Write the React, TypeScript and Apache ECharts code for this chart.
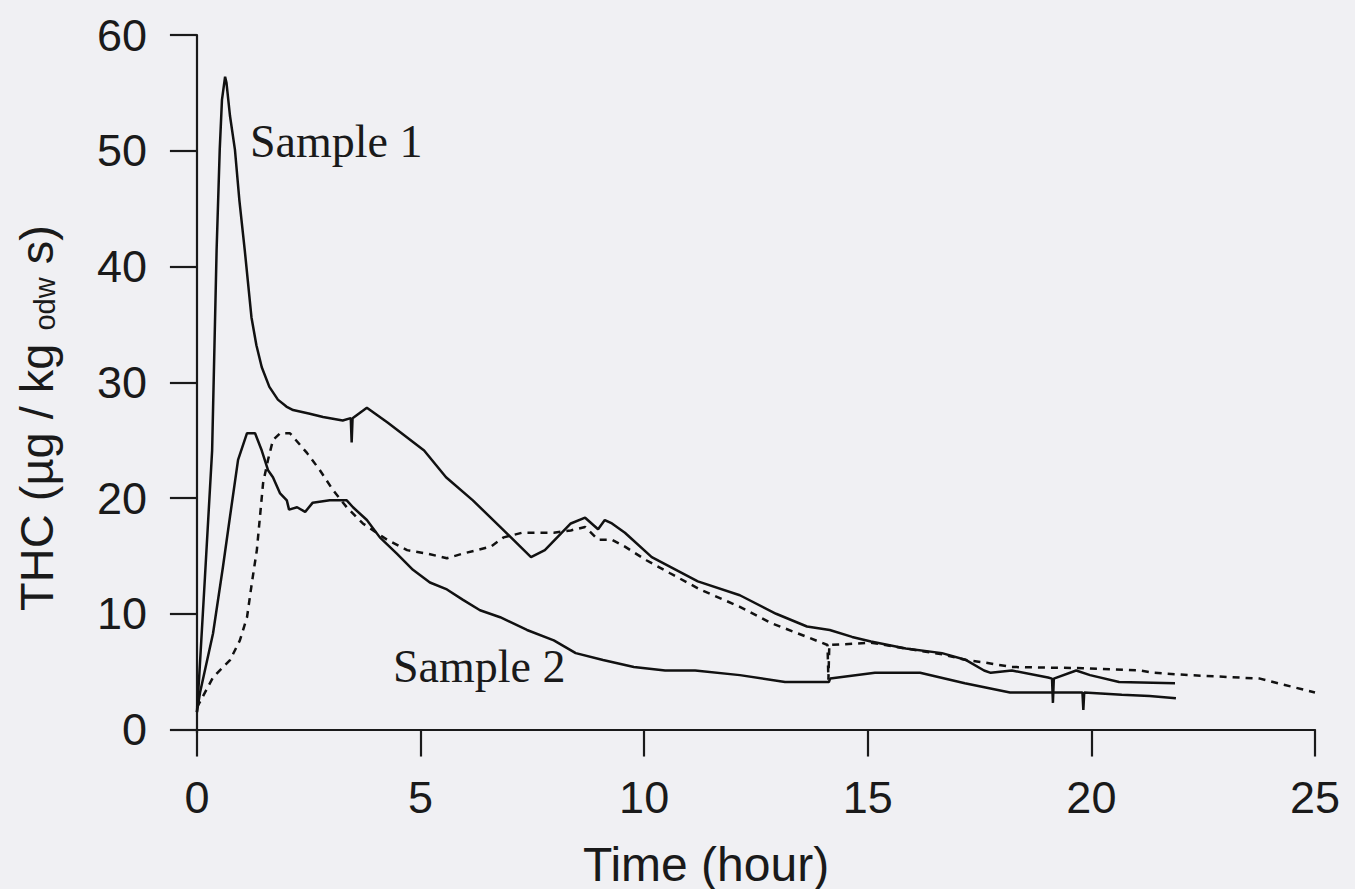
import React, { useEffect, useRef } from "react";
import * as echarts from "echarts";

// ---- Data ----
const xTicks = [0, 5, 10, 15, 20, 25];
const yTicks = [0, 10, 20, 30, 40, 50, 60];

// Sample 1 (solid, upper curve)
const sample1Hours = [
  0, 0.05, 0.18, 0.34, 0.44, 0.51, 0.56, 0.63, 0.66, 0.74, 0.85, 0.95, 1.07, 1.22,
  1.33, 1.45, 1.62, 1.81, 2.0, 2.15, 2.5, 2.82, 3.26, 3.44, 3.46, 3.48, 3.8, 4.27,
  5.08, 5.57, 6.17, 6.78, 7.47, 7.78, 8.36, 8.68, 8.97, 9.12, 9.28, 9.57, 10.17,
  11.2, 12.14, 12.95, 13.64, 14.15, 14.65, 15.07, 15.85, 16.66, 17.2, 17.6, 17.75,
  18.22, 19.03, 19.12, 19.14, 19.16, 19.66, 19.97, 20.62, 21.87,
];
const sample1Thc = [
  1.5, 4.5, 13.2, 24.1, 41.4, 50.1, 54.4, 56.4, 55.9, 53.0, 50.1, 45.7, 41.4, 35.6,
  33.2, 31.3, 29.6, 28.5, 27.9, 27.6, 27.3, 27.0, 26.7, 26.9, 24.8, 26.9, 27.8, 26.5,
  24.1, 21.8, 19.8, 17.5, 14.9, 15.5, 17.8, 18.3, 17.3, 18.1, 17.8, 17.0, 14.9,
  12.8, 11.6, 10.0, 8.9, 8.6, 8.0, 7.6, 7.0, 6.6, 6.0, 5.1, 4.9,
  5.1, 4.5, 4.4, 2.3, 4.4, 5.1, 4.7, 4.1, 4.0,
];

// Sample 2 (solid, lower curve)
const sample2Hours = [
  0, 0.07, 0.36, 0.58, 0.74, 0.92, 1.12, 1.3, 1.45, 1.59, 1.7, 1.86, 2.01, 2.06,
  2.24, 2.42, 2.59, 2.97, 3.35, 3.49, 3.8, 4.09, 4.47, 4.83, 5.21, 5.59, 5.95, 6.33,
  6.78, 7.38, 7.98, 8.47, 9.08, 9.77, 10.47, 11.14, 12.14, 13.15, 14.13, 14.16,
  15.16, 16.17, 17.17, 18.18, 19.07, 19.8, 19.82, 19.84, 20.68, 21.3, 21.89,
];
const sample2Thc = [
  1.5, 3.2, 8.3, 14.0, 18.4, 23.3, 25.6, 25.6, 24.1, 22.4, 21.8, 20.4, 19.8, 19.0,
  19.2, 18.8, 19.6, 19.8, 19.8, 19.2, 18.1, 16.6, 15.2, 13.8, 12.7, 12.1, 11.2, 10.3,
  9.7, 8.6, 7.7, 6.6, 6.0, 5.4, 5.1, 5.1, 4.7, 4.1, 4.1, 4.4,
  4.9, 4.9, 4.0, 3.2, 3.2, 3.2, 1.7, 3.2, 3.0, 2.9, 2.7,
];

// Dashed curve
const dashedHours = [
  0, 0.36, 0.74, 0.96, 1.12, 1.23, 1.34, 1.41, 1.48, 1.59, 1.7, 1.86, 2.08, 2.46,
  2.75, 3.04, 3.35, 3.71, 4.25, 4.7, 5.14, 5.59, 5.95, 6.57, 6.86, 7.27, 7.98, 8.36,
  8.68, 8.97, 9.28, 9.57, 10.06, 10.58, 11.25, 12.14, 12.84, 13.64, 14.1, 14.12,
  14.14, 15.07, 15.85, 16.66, 17.2, 17.6, 18.22, 19.81, 21.09, 21.4, 22.18, 23.77,
  24.17, 25.0,
];
const dashedThc = [
  1.9, 4.5, 6.0, 7.7, 9.7, 12.7, 15.5, 18.4, 21.3, 23.3, 25.0, 25.6, 25.6, 23.9,
  22.4, 20.7, 19.2, 17.8, 16.4, 15.5, 15.2, 14.8, 15.2, 15.8, 16.6, 17.0, 17.0, 17.2,
  17.5, 16.4, 16.4, 15.8, 14.6, 13.5, 12.1, 10.6, 9.2, 8.0, 7.3, 4.3,
  7.3, 7.5, 7.0, 6.5, 6.0, 5.8, 5.4, 5.3, 5.1, 4.9, 4.7, 4.4,
  4.0, 3.2,
];

const zip = (xs: number[], ys: number[]) => xs.map((x, i) => [x, ys[i]]);

const INK = "#1a1a1a";

export default function App() {
  const ref = useRef<HTMLDivElement>(null);

  useEffect(() => {
    if (!ref.current) return;
    const chart = echarts.init(ref.current, null, { renderer: "svg" });

    const axisLineStyle = { color: INK, width: 2.2 };
    const labelStyle = {
      fontSize: 45,
      fontFamily: "Liberation Sans, Arial, sans-serif",
      color: INK,
    };

    chart.setOption({
      animation: false,
      backgroundColor: "#f0f0f3",
      grid: { left: 192, right: 40, top: 35, bottom: 156, containLabel: false },
      xAxis: {
        type: "value",
        min: -0.11,
        max: 25,
        axisLine: { show: true, lineStyle: axisLineStyle },
        axisTick: {
          show: true,
          length: 27,
          lineStyle: axisLineStyle,
          customValues: xTicks,
        },
        axisLabel: { ...labelStyle, margin: 42, customValues: xTicks },
        splitLine: { show: false },
      },
      yAxis: {
        type: "value",
        min: -0.3,
        max: 60,
        axisLine: { show: true, lineStyle: axisLineStyle },
        axisTick: {
          show: true,
          length: 27,
          lineStyle: axisLineStyle,
          customValues: yTicks,
        },
        axisLabel: { ...labelStyle, margin: 45, customValues: yTicks },
        splitLine: { show: false },
      },
      series: [
        {
          name: "Sample 1",
          type: "line",
          data: zip(sample1Hours, sample1Thc),
          showSymbol: false,
          lineStyle: { color: "#111", width: 2.5 },
        },
        {
          name: "Sample 2",
          type: "line",
          data: zip(sample2Hours, sample2Thc),
          showSymbol: false,
          lineStyle: { color: "#111", width: 2.5 },
        },
        {
          name: "Dashed",
          type: "line",
          data: zip(dashedHours, dashedThc),
          showSymbol: false,
          lineStyle: { color: "#111", width: 2.5, type: [7, 6] },
        },
      ],
      graphic: [
        {
          type: "text",
          x: 250,
          y: 141,
          style: {
            text: "Sample 1",
            fontSize: 46,
            fontFamily: "Liberation Serif, Times New Roman, serif",
            fill: INK,
            align: "left",
            verticalAlign: "middle",
          },
        },
        {
          type: "text",
          x: 393,
          y: 666,
          style: {
            text: "Sample 2",
            fontSize: 46,
            fontFamily: "Liberation Serif, Times New Roman, serif",
            fill: INK,
            align: "left",
            verticalAlign: "middle",
          },
        },
        {
          type: "text",
          x: 706,
          y: 864,
          style: {
            text: "Time (hour)",
            fontSize: 48,
            fontFamily: "Liberation Sans, Arial, sans-serif",
            fill: INK,
            align: "center",
            verticalAlign: "middle",
          },
        },
        {
          type: "text",
          x: 36,
          y: 418,
          rotation: Math.PI / 2,
          style: {
            text: "{a|THC (µg / kg }{b|odw}{a| s)}",
            align: "center",
            verticalAlign: "middle",
            rich: {
              a: {
                fontSize: 47,
                fontFamily: "Liberation Sans, Arial, sans-serif",
                fill: INK,
                verticalAlign: "bottom",
              },
              b: {
                fontSize: 29,
                fontFamily: "Liberation Sans, Arial, sans-serif",
                fill: INK,
                verticalAlign: "bottom",
              },
            },
          },
        },
      ],
    });

    return () => chart.dispose();
  }, []);

  return (
    <div
      ref={ref}
      style={{ position: "absolute", left: 0, top: 0, width: 1355, height: 889 }}
    />
  );
}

---

Reproduce the data verbatim. Do not carry any picture into the copy.

> _WRITTEN ANSWER_:
Write the React, TypeScript and Apache ECharts code for this chart.
import React, { useEffect, useRef } from "react";
import * as echarts from "echarts";

// ---- Data ----
const xTicks = [0, 5, 10, 15, 20, 25];
const yTicks = [0, 10, 20, 30, 40, 50, 60];

// Sample 1 (solid, upper curve)
const sample1Hours = [
  0, 0.05, 0.18, 0.34, 0.44, 0.51, 0.56, 0.63, 0.66, 0.74, 0.85, 0.95, 1.07, 1.22,
  1.33, 1.45, 1.62, 1.81, 2.0, 2.15, 2.5, 2.82, 3.26, 3.44, 3.46, 3.48, 3.8, 4.27,
  5.08, 5.57, 6.17, 6.78, 7.47, 7.78, 8.36, 8.68, 8.97, 9.12, 9.28, 9.57, 10.17,
  11.2, 12.14, 12.95, 13.64, 14.15, 14.65, 15.07, 15.85, 16.66, 17.2, 17.6, 17.75,
  18.22, 19.03, 19.12, 19.14, 19.16, 19.66, 19.97, 20.62, 21.87,
];
const sample1Thc = [
  1.5, 4.5, 13.2, 24.1, 41.4, 50.1, 54.4, 56.4, 55.9, 53.0, 50.1, 45.7, 41.4, 35.6,
  33.2, 31.3, 29.6, 28.5, 27.9, 27.6, 27.3, 27.0, 26.7, 26.9, 24.8, 26.9, 27.8, 26.5,
  24.1, 21.8, 19.8, 17.5, 14.9, 15.5, 17.8, 18.3, 17.3, 18.1, 17.8, 17.0, 14.9,
  12.8, 11.6, 10.0, 8.9, 8.6, 8.0, 7.6, 7.0, 6.6, 6.0, 5.1, 4.9,
  5.1, 4.5, 4.4, 2.3, 4.4, 5.1, 4.7, 4.1, 4.0,
];

// Sample 2 (solid, lower curve)
const sample2Hours = [
  0, 0.07, 0.36, 0.58, 0.74, 0.92, 1.12, 1.3, 1.45, 1.59, 1.7, 1.86, 2.01, 2.06,
  2.24, 2.42, 2.59, 2.97, 3.35, 3.49, 3.8, 4.09, 4.47, 4.83, 5.21, 5.59, 5.95, 6.33,
  6.78, 7.38, 7.98, 8.47, 9.08, 9.77, 10.47, 11.14, 12.14, 13.15, 14.13, 14.16,
  15.16, 16.17, 17.17, 18.18, 19.07, 19.8, 19.82, 19.84, 20.68, 21.3, 21.89,
];
const sample2Thc = [
  1.5, 3.2, 8.3, 14.0, 18.4, 23.3, 25.6, 25.6, 24.1, 22.4, 21.8, 20.4, 19.8, 19.0,
  19.2, 18.8, 19.6, 19.8, 19.8, 19.2, 18.1, 16.6, 15.2, 13.8, 12.7, 12.1, 11.2, 10.3,
  9.7, 8.6, 7.7, 6.6, 6.0, 5.4, 5.1, 5.1, 4.7, 4.1, 4.1, 4.4,
  4.9, 4.9, 4.0, 3.2, 3.2, 3.2, 1.7, 3.2, 3.0, 2.9, 2.7,
];

// Dashed curve
const dashedHours = [
  0, 0.36, 0.74, 0.96, 1.12, 1.23, 1.34, 1.41, 1.48, 1.59, 1.7, 1.86, 2.08, 2.46,
  2.75, 3.04, 3.35, 3.71, 4.25, 4.7, 5.14, 5.59, 5.95, 6.57, 6.86, 7.27, 7.98, 8.36,
  8.68, 8.97, 9.28, 9.57, 10.06, 10.58, 11.25, 12.14, 12.84, 13.64, 14.1, 14.12,
  14.14, 15.07, 15.85, 16.66, 17.2, 17.6, 18.22, 19.81, 21.09, 21.4, 22.18, 23.77,
  24.17, 25.0,
];
const dashedThc = [
  1.9, 4.5, 6.0, 7.7, 9.7, 12.7, 15.5, 18.4, 21.3, 23.3, 25.0, 25.6, 25.6, 23.9,
  22.4, 20.7, 19.2, 17.8, 16.4, 15.5, 15.2, 14.8, 15.2, 15.8, 16.6, 17.0, 17.0, 17.2,
  17.5, 16.4, 16.4, 15.8, 14.6, 13.5, 12.1, 10.6, 9.2, 8.0, 7.3, 4.3,
  7.3, 7.5, 7.0, 6.5, 6.0, 5.8, 5.4, 5.3, 5.1, 4.9, 4.7, 4.4,
  4.0, 3.2,
];

const zip = (xs: number[], ys: number[]) => xs.map((x, i) => [x, ys[i]]);

const INK = "#1a1a1a";

export default function App() {
  const ref = useRef<HTMLDivElement>(null);

  useEffect(() => {
    if (!ref.current) return;
    const chart = echarts.init(ref.current, null, { renderer: "svg" });

    const axisLineStyle = { color: INK, width: 2.2 };
    const labelStyle = {
      fontSize: 45,
      fontFamily: "Liberation Sans, Arial, sans-serif",
      color: INK,
    };

    chart.setOption({
      animation: false,
      backgroundColor: "#f0f0f3",
      grid: { left: 192, right: 40, top: 35, bottom: 156, containLabel: false },
      xAxis: {
        type: "value",
        min: -0.11,
        max: 25,
        axisLine: { show: true, lineStyle: axisLineStyle },
        axisTick: {
          show: true,
          length: 27,
          lineStyle: axisLineStyle,
          customValues: xTicks,
        },
        axisLabel: { ...labelStyle, margin: 42, customValues: xTicks },
        splitLine: { show: false },
      },
      yAxis: {
        type: "value",
        min: -0.3,
        max: 60,
        axisLine: { show: true, lineStyle: axisLineStyle },
        axisTick: {
          show: true,
          length: 27,
          lineStyle: axisLineStyle,
          customValues: yTicks,
        },
        axisLabel: { ...labelStyle, margin: 45, customValues: yTicks },
        splitLine: { show: false },
      },
      series: [
        {
          name: "Sample 1",
          type: "line",
          data: zip(sample1Hours, sample1Thc),
          showSymbol: false,
          lineStyle: { color: "#111", width: 2.5 },
        },
        {
          name: "Sample 2",
          type: "line",
          data: zip(sample2Hours, sample2Thc),
          showSymbol: false,
          lineStyle: { color: "#111", width: 2.5 },
        },
        {
          name: "Dashed",
          type: "line",
          data: zip(dashedHours, dashedThc),
          showSymbol: false,
          lineStyle: { color: "#111", width: 2.5, type: [7, 6] },
        },
      ],
      graphic: [
        {
          type: "text",
          x: 250,
          y: 141,
          style: {
            text: "Sample 1",
            fontSize: 46,
            fontFamily: "Liberation Serif, Times New Roman, serif",
            fill: INK,
            align: "left",
            verticalAlign: "middle",
          },
        },
        {
          type: "text",
          x: 393,
          y: 666,
          style: {
            text: "Sample 2",
            fontSize: 46,
            fontFamily: "Liberation Serif, Times New Roman, serif",
            fill: INK,
            align: "left",
            verticalAlign: "middle",
          },
        },
        {
          type: "text",
          x: 706,
          y: 864,
          style: {
            text: "Time (hour)",
            fontSize: 48,
            fontFamily: "Liberation Sans, Arial, sans-serif",
            fill: INK,
            align: "center",
            verticalAlign: "middle",
          },
        },
        {
          type: "text",
          x: 36,
          y: 418,
          rotation: Math.PI / 2,
          style: {
            text: "{a|THC (µg / kg }{b|odw}{a| s)}",
            align: "center",
            verticalAlign: "middle",
            rich: {
              a: {
                fontSize: 47,
                fontFamily: "Liberation Sans, Arial, sans-serif",
                fill: INK,
                verticalAlign: "bottom",
              },
              b: {
                fontSize: 29,
                fontFamily: "Liberation Sans, Arial, sans-serif",
                fill: INK,
                verticalAlign: "bottom",
              },
            },
          },
        },
      ],
    });

    return () => chart.dispose();
  }, []);

  return (
    <div
      ref={ref}
      style={{ position: "absolute", left: 0, top: 0, width: 1355, height: 889 }}
    />
  );
}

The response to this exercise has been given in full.